Students meet in seminars for in-depth, guided discussions of foundational texts and exhibitions and to workshop their own writing and curatorial thinking in progress. In addition to individual assignments, students have the opportunity to work on several collaborative projects, such as publications and conferences, with members of the course as well as with other DAE Masters students.

The course is taught in two locations: in a purpose-built seminar room in the Masters department of the Design Academy Eindhoven and at the Van Abbemuseum. The seminars taught at the Design Academy focus on critical thinking, writing, and exhibition-making, while the seminars taught at the Van Abbemuseum concentrate on curating in the context of museological practice, although there is considerable cross-fertilization between the two.


Writing and exhibition curating
Over the course of the first year, students are led by DC&W tutors through a series of theme-based seminars that introduce some of the key ideas shaping the way design is made, used, and understood today, as well as core skills necessary in the expanded toolset of today’s writer/thinker/curator. This seminar series looks at different forms of writing, from articles and reviews to blogging and broadcasting, and at all types of exhibition-making. The aim is to understand the craft of each form and to develop a wide expressive range across different media outputs.

Museology and curation
Led by members of the Van Abbe curatorial team, the course looks at both the historiography of curating and the practical business of making exhibitions happen in the real world. Students learn about seminal exhibitions and how they changed the curatorial landscape as well as understanding how galleries and museums operate today. Time is spent understanding the nature of exhibition-making, loaning artefacts, building museum collections and the way that museums and galleries seek to create a dialogue with the public. Close and critical analysis of components of the museum including its archives, collection, programming and constituents, lead to a consideration of what’s at stake in curatorial and museum practice today and to questions about how we might best use the different curatorial tools at our disposal. 

For both aspects of the programme, students are expected to read widely and independently around the thematic topics, and to do close reading and make notes and short presentations on specific texts in preparation for group discussions. Students will also need to read one another’s work and participate in constructive peer critique and editing workshops. Most weeks, short writing and curating assignments are set, and at least once per trimester students will give formal presentations of their work to the tutors and invited critics. As well as inviting several guest lecturers per year to the DAE, the course comprises numerous visits to museums, design studios, and other design institutions. Students meet leading curators, designers, critics, and commentators and in each case students will need to conduct thorough research and be prepared to ask insightful questions and, in some cases, to lead the discussion.
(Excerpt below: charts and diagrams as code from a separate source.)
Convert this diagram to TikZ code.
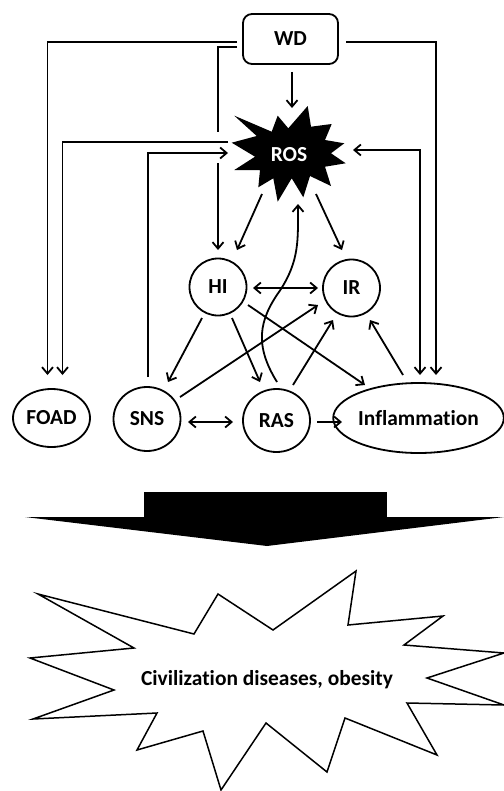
\documentclass[tikz,border=0pt]{standalone}
\usepackage{fontspec}
\setmainfont{Carlito}[Ligatures={NoCommon}]
\usetikzlibrary{arrows.meta,calc,shapes.geometric}
\begin{document}
\begin{tikzpicture}[x=1bp,y=-1bp, line width=1.8bp,
 tip/.tip={Straight Barb[length=6.5bp,width=11bp]},
 arr/.style={-tip},
 darr/.style={tip-tip},
 lbl/.style={font=\fontsize{21.5}{24}\selectfont\bfseries},
 oval/.style={ellipse, draw, lbl, inner sep=0pt},
]
\useasboundingbox (0,0) rectangle (504,791);

% nodes
\node[draw, rounded corners=9bp, minimum width=95bp, minimum height=50bp, lbl] (WD) at (290.5,39) {WD};
\fill (234.3,115.7) -- (271.7,131.7) -- (277.7,115.7) -- (288.3,128.3) -- (307.7,106) -- (311,126.7)
  -- (331.7,124) -- (325,140) -- (344.3,143.3) -- (331,153.3) -- (345.7,163.3) -- (325,166.7)
  -- (331,186) -- (310,176) -- (303.3,197.3) -- (291.7,178.3) -- (277.7,201.7) -- (273.3,178.3)
  -- (258.3,187.3) -- (260,170) -- (234.3,170) -- (255,156.7) -- (231.7,142.7) -- (256.7,136) -- cycle;
\node[lbl, text=white] (ROS) at (289,155) {ROS};
\node[oval, minimum width=57bp, minimum height=57bp] (HI) at (218,287) {HI};
\node[oval, minimum width=57bp, minimum height=57bp] (IR) at (351.5,288) {IR};
\node[oval, minimum width=77bp, minimum height=58bp] (FOAD) at (51.5,418) {FOAD};
\node[oval, minimum width=67bp, minimum height=64bp] (SNS) at (147,419) {SNS};
\node[oval, minimum width=67bp, minimum height=63bp] (RAS) at (276.5,420.5) {RAS};
\node[oval, minimum width=147bp, minimum height=70bp] (INF) at (418.5,418) {Inflammation};

% connectors
\draw[arr] ($(WD)+(1.5,33)$) -- ($(ROS)+(3,-47)$);
\draw[arr] ($(WD)+(-53.5,3)$) -| ($(FOAD)+(-4,-43)$);
\draw ($(WD)+(-53.5,8)$) -| ($(HI)+(0,-155)$);
\draw[arr] ($(HI)+(0,-124)$) -- ($(HI)+(0,-37)$);
\draw[arr] ($(WD)+(55.5,3)$) -| ($(INF)+(17.5,-43)$);
\draw[arr] ($(ROS)+(-61,-13)$) -| ($(FOAD)+(11,-43)$);
\draw[arr] ($(SNS)+(1,-42)$) |- ($(ROS)+(-61,-2)$);
\draw[darr] ($(ROS)+(64,-5)$) -| ($(INF)+(1.5,-43)$);
\draw[arr] ($(ROS)+(-27,39)$) -- ($(HI)+(19,-37)$);
\draw[arr] ($(ROS)+(27,39)$) -- ($(IR)+(-9.5,-38)$);
\draw[darr] ($(HI)+(35,1)$) -- ($(IR)+(-33.5,0)$);
\draw[arr] ($(HI)+(-16,31)$) -- ($(SNS)+(21,-37)$);
\draw[arr] ($(HI)+(14,31)$) -- ($(RAS)+(-16.5,-38.5)$);
\draw[arr] ($(HI)+(30,18)$) -- ($(INF)+(-53.5,-33)$);
\draw[arr] ($(SNS)+(33,-22)$) -- ($(IR)+(-33.5,17)$);
\draw[arr] ($(RAS)+(16.5,-35.5)$) -- ($(IR)+(-18.5,32)$);
\draw[arr] ($(INF)+(-15.5,-43)$) -- ($(IR)+(18.5,32)$);
\draw[darr] ($(SNS)+(41,3)$) -- ($(RAS)+(-43.5,1.5)$);
\draw[arr] ($(RAS)+(40.5,1.5)$) -- ($(INF)+(-76.5,4)$);
\draw[arr] ($(RAS)+(0.5,-38.5)$) .. controls ($(RAS)+(-22,-75)$) and ($(RAS)+(-18,-100)$) .. ($(RAS)+(3.5,-130)$)
  .. controls ($(RAS)+(23,-160)$) and ($(ROS)+(9,85)$) .. ($(ROS)+(9,49)$);

% big arrow
\fill (144,492) rectangle (387,518);
\fill (25,517) -- (504,517) -- (267,546) -- cycle;

% bottom burst
\draw[fill=white, line width=1.5bp] (38,594) -- (134,648) -- (30,658) -- (114,690) -- (33,719) -- (157,713) -- (137,750)
  -- (203,731) -- (221,790) -- (266,723) -- (327,772) -- (345,718) -- (437,755) -- (407,703)
  -- (504,705) -- (427,678) -- (504,653) -- (404,645) -- (443,616) -- (348,625) -- (356,571)
  -- (273,630) -- (218,594) -- (194,634) -- cycle;
\node[lbl] (CIV) at (267,680) {Civilization diseases, obesity};
\end{tikzpicture}
\end{document}
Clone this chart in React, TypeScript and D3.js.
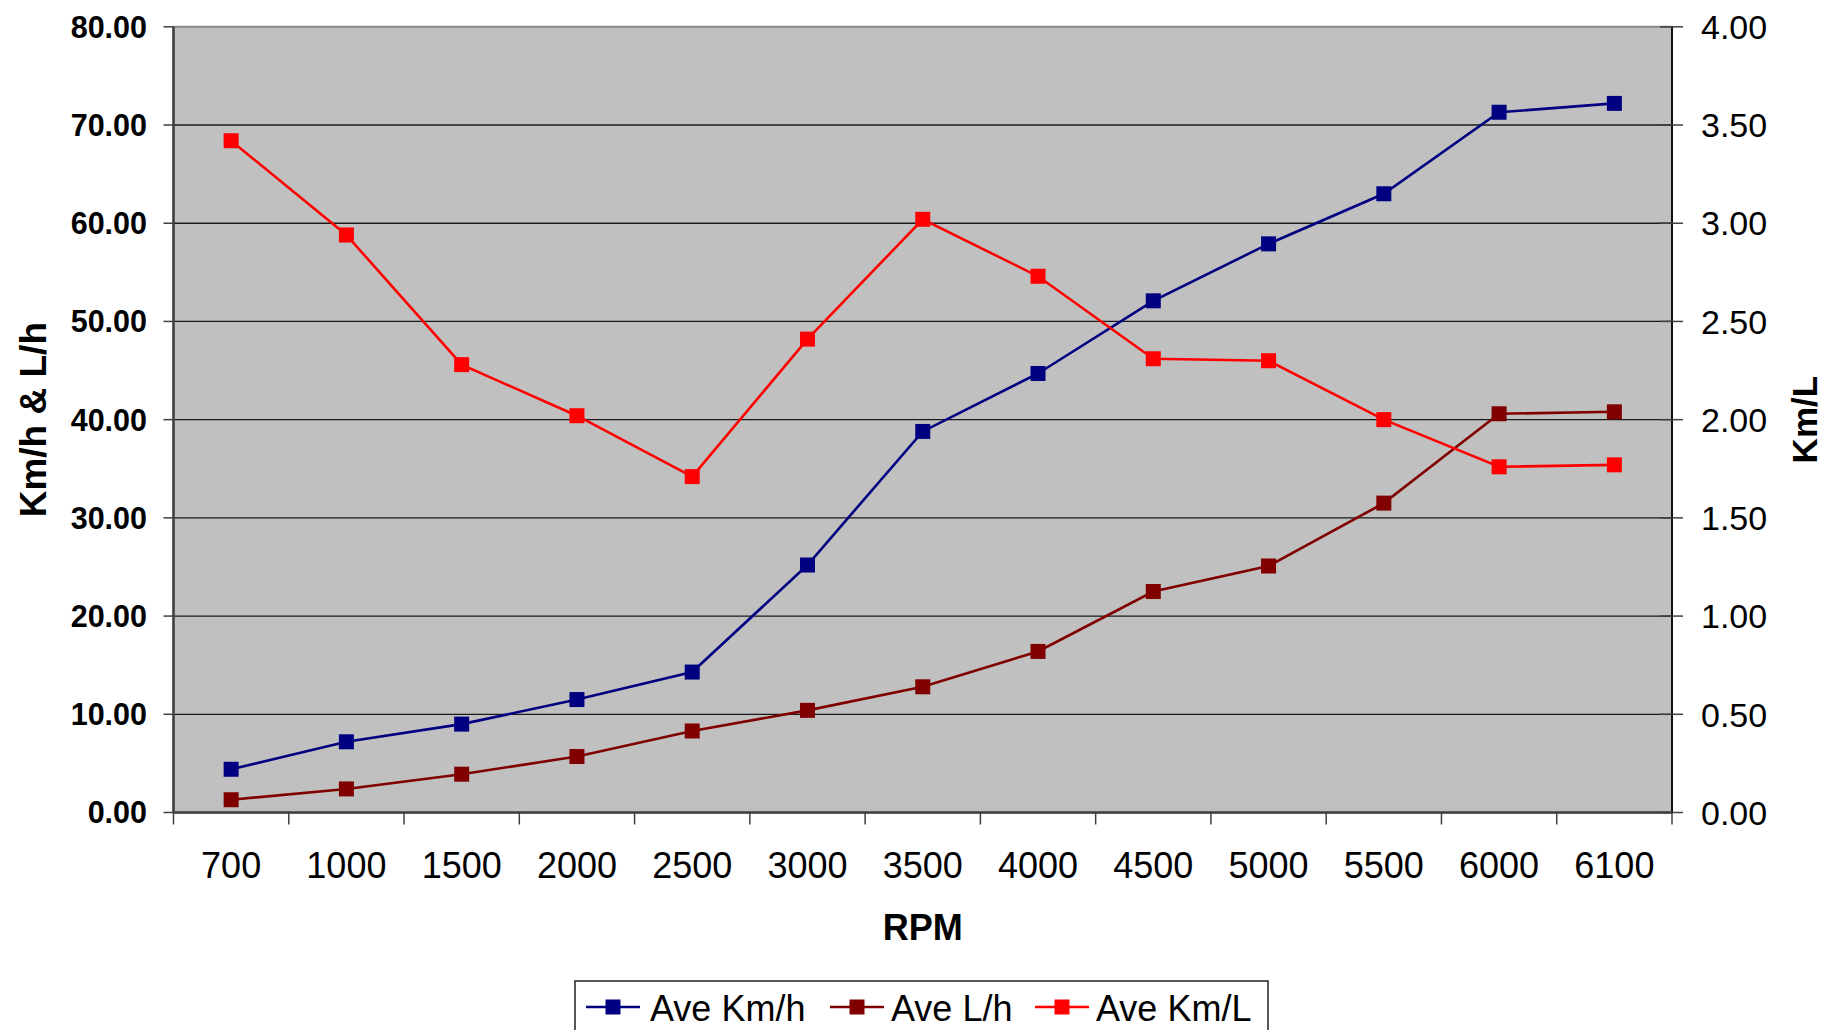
import React from 'react';
import * as d3 from 'd3';

const rpm = ['700', '1000', '1500', '2000', '2500', '3000', '3500', '4000', '4500', '5000', '5500', '6000', '6100'];
const aveKmh = [4.4, 7.2, 9.0, 11.5, 14.3, 25.2, 38.8, 44.7, 52.1, 57.9, 63.0, 71.3, 72.2];
const aveLh = [1.3, 2.4, 3.9, 5.7, 8.3, 10.4, 12.8, 16.4, 22.5, 25.1, 31.5, 40.6, 40.8];
const aveKmL = [3.42, 2.94, 2.28, 2.02, 1.71, 2.41, 3.02, 2.73, 2.31, 2.30, 2.00, 1.76, 1.77];
const leftTicks = [0, 10, 20, 30, 40, 50, 60, 70, 80];
const rightTicks = [0, 0.5, 1, 1.5, 2, 2.5, 3, 3.5, 4];

const FONT = '"Liberation Sans", Arial, sans-serif';

const series = [
  { name: 'Ave Km/h', values: aveKmh, color: '#000080', axis: 'left' },
  { name: 'Ave L/h', values: aveLh, color: '#800000', axis: 'left' },
  { name: 'Ave Km/L', values: aveKmL, color: '#FF0000', axis: 'right' },
];

const App = () => {
  const W = 1827;
  const H = 1030;
  const plot = { left: 173.5, right: 1672, top: 26.8, bottom: 812.5 };

  const x = d3.scaleBand().domain(rpm).range([plot.left, plot.right]).padding(0);
  const yLeft = d3.scaleLinear().domain([0, 80]).range([plot.bottom, plot.top]);
  const yRight = d3.scaleLinear().domain([0, 4]).range([plot.bottom, plot.top]);
  const cx = (d: string) => (x(d) as number) + x.bandwidth() / 2;
  const fmt = d3.format('.2f');
  const ms = 15;
  const midY = (plot.top + plot.bottom) / 2;

  // legend layout: line start / text start for each entry
  const legendPos = [
    { line: 586, text: 650 },
    { line: 830, text: 891 },
    { line: 1035, text: 1096 },
  ];

  return (
    <svg width={W} height={H} style={{ position: 'absolute', left: 0, top: 0, background: '#fff' }}>
      <rect x={plot.left} y={plot.top} width={plot.right - plot.left} height={plot.bottom - plot.top}
        fill="#C0C0C0" stroke="#8a8a8a" strokeWidth={2} />

      {/* gridlines */}
      {leftTicks.slice(1, -1).map(t => (
        <line key={'g' + t} x1={plot.left} x2={plot.right} y1={yLeft(t)} y2={yLeft(t)} stroke="#1a1a1a" strokeWidth={1.3} />
      ))}

      {/* axes */}
      <line x1={plot.left} x2={plot.left} y1={plot.top} y2={plot.bottom} stroke="#404040" strokeWidth={2.5} />
      <line x1={plot.right} x2={plot.right} y1={plot.top} y2={plot.bottom} stroke="#111" strokeWidth={2} />
      <line x1={plot.left} x2={plot.right} y1={plot.bottom} y2={plot.bottom} stroke="#404040" strokeWidth={2.5} />

      {/* left ticks and labels */}
      {leftTicks.map(t => (
        <g key={'l' + t}>
          <line x1={plot.left - 10} x2={plot.left} y1={yLeft(t)} y2={yLeft(t)} stroke="#404040" strokeWidth={1.5} />
          <text x={147} y={yLeft(t)} dy="0.36em" textAnchor="end" fontFamily={FONT} fontWeight="bold" fontSize={30.5}>{fmt(t)}</text>
        </g>
      ))}

      {/* right ticks and labels */}
      {rightTicks.map(t => (
        <g key={'r' + t}>
          <line x1={plot.right - 12} x2={plot.right + 11} y1={yRight(t)} y2={yRight(t)} stroke="#404040" strokeWidth={1.5} />
          <text x={1701} y={yRight(t)} dy="0.36em" textAnchor="start" fontFamily={FONT} fontSize={34}>{fmt(t)}</text>
        </g>
      ))}

      {/* x ticks and labels */}
      {rpm.map(d => (
        <line key={'xt' + d} x1={x(d) as number} x2={x(d) as number} y1={plot.bottom} y2={plot.bottom + 12} stroke="#404040" strokeWidth={1.5} />
      ))}
      <line x1={plot.right} x2={plot.right} y1={plot.bottom} y2={plot.bottom + 12} stroke="#404040" strokeWidth={1.5} />
      {rpm.map(d => (
        <text key={'xl' + d} x={cx(d)} y={878} textAnchor="middle" fontFamily={FONT} fontSize={36}>{d}</text>
      ))}

      {/* axis titles */}
      <text x={(plot.left + plot.right) / 2} y={940} textAnchor="middle" fontFamily={FONT} fontWeight="bold" fontSize={36}>RPM</text>
      <text transform={`translate(46,${midY}) rotate(-90)`} textAnchor="middle"
        fontFamily={FONT} fontWeight="bold" fontSize={37}>Km/h &amp; L/h</text>
      <text transform={`translate(1817,${midY}) rotate(-90)`} textAnchor="middle"
        fontFamily={FONT} fontWeight="bold" fontSize={35}>Km/L</text>

      {/* series */}
      {series.map(s => {
        const y = s.axis === 'left' ? yLeft : yRight;
        const line = d3.line<number>().x((_, i) => cx(rpm[i])).y(v => y(v));
        return (
          <g key={s.name}>
            <path d={line(s.values) || ''} fill="none" stroke={s.color} strokeWidth={2.6} />
            {s.values.map((v, i) => (
              <rect key={i} x={cx(rpm[i]) - ms / 2} y={y(v) - ms / 2} width={ms} height={ms} fill={s.color} />
            ))}
          </g>
        );
      })}

      {/* legend */}
      <rect x={575} y={981} width={693} height={80} fill="#fff" stroke="#222" strokeWidth={1.5} />
      {series.map((s, i) => (
        <g key={'lg' + s.name}>
          <line x1={legendPos[i].line} x2={legendPos[i].line + 54} y1={1007} y2={1007} stroke={s.color} strokeWidth={2.6} />
          <rect x={legendPos[i].line + 27 - ms / 2} y={1007 - ms / 2} width={ms} height={ms} fill={s.color} />
          <text x={legendPos[i].text} y={1021} fontFamily={FONT} fontSize={36}>{s.name}</text>
        </g>
      ))}
    </svg>
  );
};

export default App;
The second year is largely dedicated to a personal research project that will result in the Masters thesis. The DC&W thesis allows students to practice deep research and to explore a specific research territory connected to design, architecture, urbanism, or visual culture, which will sustain further investigation even beyond the MA. Most importantly the thesis should argue a position and should represent an original and significant contribution to knowledge. The DC&W thesis portfolio comprises a 10,000-word written text, a fully developed exhibition proposal, an oral presentation, and an applied thesis product.


Alongside the practical aspects of the course there are regular critical reading seminars for reviewing key thinkers and texts. These provide a critical backdrop for our investigations.

The object and the thing
This distinction, drawn by Martin Heidegger, is merely a useful device for thinking about objects – and the words we use to describe them – more critically. This theme will focus on the role of “stuff” in society, looking to established critics such as Roland Barthes and Reyner Banham. Students will be asked to identify objects in the contemporary world that they think define our moment in some important way and write about them.

Return of the craftsman
The notion of craft is resurgent but often in seemingly problematic ways. What are the values of craftsmanship today and what is the status of homo faber? With the Maker movement flourishing, how are craft and digital technology becoming intertwined?

The network and the platform
The network society is having a profound influence on how we think of design. Our day-to-day experience is increasingly mediated by screen-based interfaces and social media platforms. How are these experiences designed and what politics lies behind their proliferation? Similarly, we will explore how the culture of code has manifested itself in open-source design and distributed manufacturing.

Home and the new domestic landscape
How do we live in the early 21st century? What social, economic and technological forces shape our domestic lives? This theme explores notions of taste and space, looking at new living patterns. It will also explore the rise of “smart” technology to ask whether our conception of “home” is fundamentally changing.

The public and the private
Traditional notions of the public and the private are being eroded. On the one hand, social media turns private life into “content” and an economy increasingly driven by data collection means our personal information is traded as a commodity. On the other, the traditional sense of the public is in retreat, under assault from privatisation. We will explore how public spaces work and whether they are truly public, while also looking at the design of digital tools and interfaces that encourage a belief that privacy is an outdated virtue.

The changing design museum
Design museums are undergoing profound changes in response to the changing conception of what design is and its shifting cultural and economic significance. This thematic strand examines the ways in which design museums are redefining themselves physically and online and considers their role in contemporary design discourse.